A few dances will suffice to show her interest in the entertainment, without unduly trenching on the attention due to her guests.

The hostess or host, during the progress of a party, will courteously accost and chat with their friends, and take care that the ladies are furnished with seats, and that those who wish to dance are provided with partners. A gentle hint from the hostess, conveyed in a quiet ladylike manner, that certain ladies have remained unengaged during several dances, is sure not to be neglected by any gentleman. Thus will be studied the comfort and enjoyment of the guests, and no lady, in leaving the house, will be able to feel the chagrin and disappointment of not having been invited to "stand up" in a dance during the whole evening.

For any of the members, either sons or daughters, of the family at whose house the party is given, to dance frequently or constantly, denotes decided ill-breeding. The ladies of the house should not occupy those places in a quadrille which others may wish to fill, and they should, moreover, be at leisure to attend to the rest of the company; and the gentlemen should be entertaining the married ladies and those who do not dance.

In private parties, a lady is not to refuse the invitation of a gentleman to dance, unless she be previously engaged. The hostess must be supposed to have asked to her house only those persons whom she knows to be perfectly respectable and of unblemished character, as well as pretty equal in position; and thus, to decline the offer of any gentleman present, would be a tacit reflection on the gentleman or lady of the house.

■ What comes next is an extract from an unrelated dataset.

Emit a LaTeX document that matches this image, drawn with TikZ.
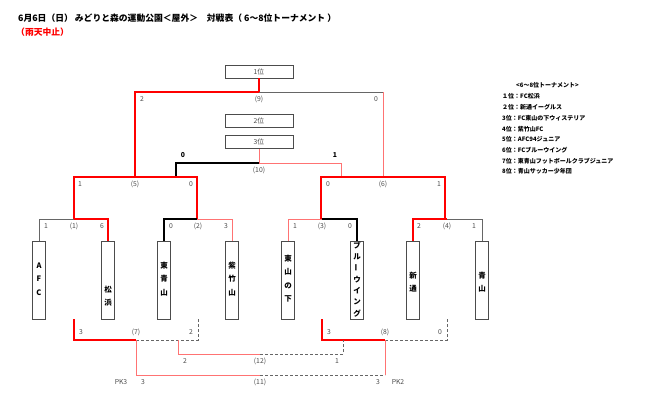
\documentclass[tikz,border=0pt]{standalone}
\usepackage{fontspec}
\setmainfont{Noto Sans CJK JP}
\begin{document}
\begin{tikzpicture}[x=1pt,y=-1pt,
 g/.style={draw=black!60,line width=1pt},
 k/.style={draw=black,line width=1.3pt},
 r/.style={draw=red,line width=1.1pt},
 lr/.style={draw=red!55,line width=1pt},
 d/.style={draw=black!60,line width=0.8pt,densely dashed},
 lab/.style={font=\fontsize{6.8}{8}\selectfont,text=black!70,inner sep=0pt},
 blab/.style={font=\bfseries\fontsize{6.8}{8}\selectfont,inner sep=0pt},
 rank/.style={draw=black!70,line width=1pt,minimum width=68pt,minimum height=13pt,inner sep=0pt,font=\fontsize{6.8}{8}\selectfont,text=black!70},
 team/.style={draw=black!70,line width=1.2pt,minimum width=13pt,minimum height=78pt,inner sep=0pt,anchor=north},
 tch/.style={font=\bfseries\fontsize{7.5}{8}\selectfont,inner sep=0pt},
 leg/.style={font=\bfseries\fontsize{6}{7}\selectfont,inner sep=0pt,anchor=west}]
\useasboundingbox (0,0) rectangle (650,410);
\node[anchor=west,inner sep=0pt,font=\bfseries\fontsize{8.8}{10}\selectfont] (title) at (18,18) {6月6日（日） みどりと森の運動公園＜屋外＞　対戦表（ 6～8位トーナメント ）};
\node[anchor=west,inner sep=0pt,font=\bfseries\fontsize{8.8}{10}\selectfont,text=red] (rain) at (16,32) {（雨天中止）};
% rank boxes
\node[rank] (r1) at (259,71.5) {1位};
\node[rank] (r2) at (259,121) {2位};
\node[rank] (r3) at (259,142) {3位};
% final
\draw[r] (259,78) -- (259,92) -- (135,92) -- (135,177);
\draw[g] (259,92) -- (383,92);
\draw[lr] (383,92) -- (383,177);
\node[lab] (l9a) at (142,99) {2};
\node[lab] (l9) at (259,99) {(9)};
\node[lab] (l9b) at (376,99) {0};
% 3rd place
\draw[lr] (259,149) -- (259,163) -- (341,163) -- (341,177);
\draw[k] (259,163) -- (176,163) -- (176,177);
\node[blab] (l10a) at (183,155) {0};
\node[blab] (l10b) at (335,155) {1};
\node[lab] (l10) at (259,170) {(10)};
% semis
\draw[r] (74,219) -- (74,177) -- (197,177) -- (197,219);
\draw[r] (321,219) -- (321,177) -- (445,177) -- (445,219);
\node[lab] at (80,184) {1};
\node[lab] at (135,184) {(5)};
\node[lab] at (191,184) {0};
\node[lab] at (328,184) {0};
\node[lab] at (383,184) {(6)};
\node[lab] at (439,184) {1};
% quarter
\draw[g] (39,241) -- (39,219) -- (74,219);
\draw[r] (74,219) -- (108,219) -- (108,241);
\draw[k] (164,241) -- (164,219) -- (197,219);
\draw[lr] (197,219) -- (232,219) -- (232,241);
\draw[lr] (288,241) -- (288,219) -- (322,219);
\draw[k] (322,219) -- (357,219) -- (357,241);
\draw[r] (413,241) -- (413,219) -- (447,219);
\draw[g] (447,219) -- (482,219) -- (482,241);
\foreach \x/\t in {46/1,74/(1),102/6,171/0,198/(2),226/3,295/1,322/(3),350/0,419/2,447/(4),474/1}
  \node[lab] at (\x,226) {\t};
% teams
\node[team] (t1) at (39,241) {};
\node[team] (t2) at (108,241) {};
\node[team] (t3) at (164,241) {};
\node[team] (t4) at (232,241) {};
\node[team] (t5) at (288,241) {};
\node[team] (t6) at (357,241) {};
\node[team] (t7) at (413,241) {};
\node[team] (t8) at (482,241) {};
\foreach \c [count=\i] in {A,F,C} \node[tch] at (39,252+13.5*\i) {\c};
\foreach \c [count=\i] in {松,浜} \node[tch] at (108,276+13.5*\i) {\c};
\foreach \c [count=\i] in {東,青,山} \node[tch] at (164,252+13.5*\i) {\c};
\foreach \c [count=\i] in {紫,竹,山} \node[tch] at (232,252+13.5*\i) {\c};
\foreach \c [count=\i] in {東,山,の,下} \node[tch] at (288,245+13.5*\i) {\c};
\foreach \c [count=\i] in {ブ,ル,\rotatebox{90}{ー},ウ,イ,ン,グ} \node[tch] at (357,234+11.3*\i) {\c};
\foreach \c [count=\i] in {新,通} \node[tch] at (413,262+13.5*\i) {\c};
\foreach \c [count=\i] in {青,山} \node[tch] at (482,262+13.5*\i) {\c};
% lower bracket
\draw[r] (74,319) -- (74,340) -- (136,340);
\draw[d] (136,340) -- (198,340) -- (198,319);
\draw[r] (322,319) -- (322,340) -- (385,340);
\draw[d] (385,340) -- (447,340) -- (447,319);
\foreach \x/\t in {81/3,136/(7),191/2,329/3,385/(8),440/0}
  \node[lab] at (\x,332) {\t};
\draw[lr] (178,340) -- (178,354) -- (260,354);
\draw[d] (260,354) -- (343,354) -- (343,340);
\foreach \x/\t in {185/2,260/(12),337/1}
  \node[lab] at (\x,361) {\t};
\draw[lr] (136,340) -- (136,375) -- (260,375);
\draw[d] (260,375) -- (385,375);
\draw[lr] (385,375) -- (385,340);
\foreach \x/\t in {121/PK3,143/3,260/(11),378/3,398/PK2}
  \node[lab] at (\x,382) {\t};
% legend
\node[leg] (lh) at (516,85) {<6～8位トーナメント>};
\foreach \t [count=\i] in {１位：FC松浜,２位：新通イーグルス,3位：FC東山の下ウィステリア,4位：紫竹山FC,5位：AFC94ジュニア,6位：FCブルーウイング,7位：東青山フットボールクラブジュニア,8位：青山サッカー少年団}
  \node[leg] at (502,86+10.7*\i) {\t};
\end{tikzpicture}
\end{document}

If one lady refuses you, do not ask another who is seated near her to dance the same set. Do not go immediately to another lady, but chat a few moments with the one whom you first invited, and then join a group or gentlemen friends for a few moments, before seeking another partner.

In private parties, where dancing is the chief part of the evening's entertainment, it is not in conformity with the rules of etiquette for a young lady to dance with one gentleman repeatedly, to the exclusion of all others who may solicit her hand, even though the favored individual be her suitor. However complimentary to the lady, to be the recipient of a gentleman's undivided attentions, or however gratifying it may be for him to manifest his devotion to the lady of his choice, such a course is an exhibition of selfishness which ought not to be displayed in an assemblage of ladies and gentlemen who have congregated for mutual enjoyment.

It is not considered comme il faut to ask a married lady to dance, when her husband is present, without previously ascertaining whether it be agreeable to him.

Gentlemen will not get together in groups to the neglect of the ladies.

The members of an invited family should never be seen conversing with each other at a party.

If you accompany your wife to a dancing party, be careful not to dance with her, except perhaps the first set.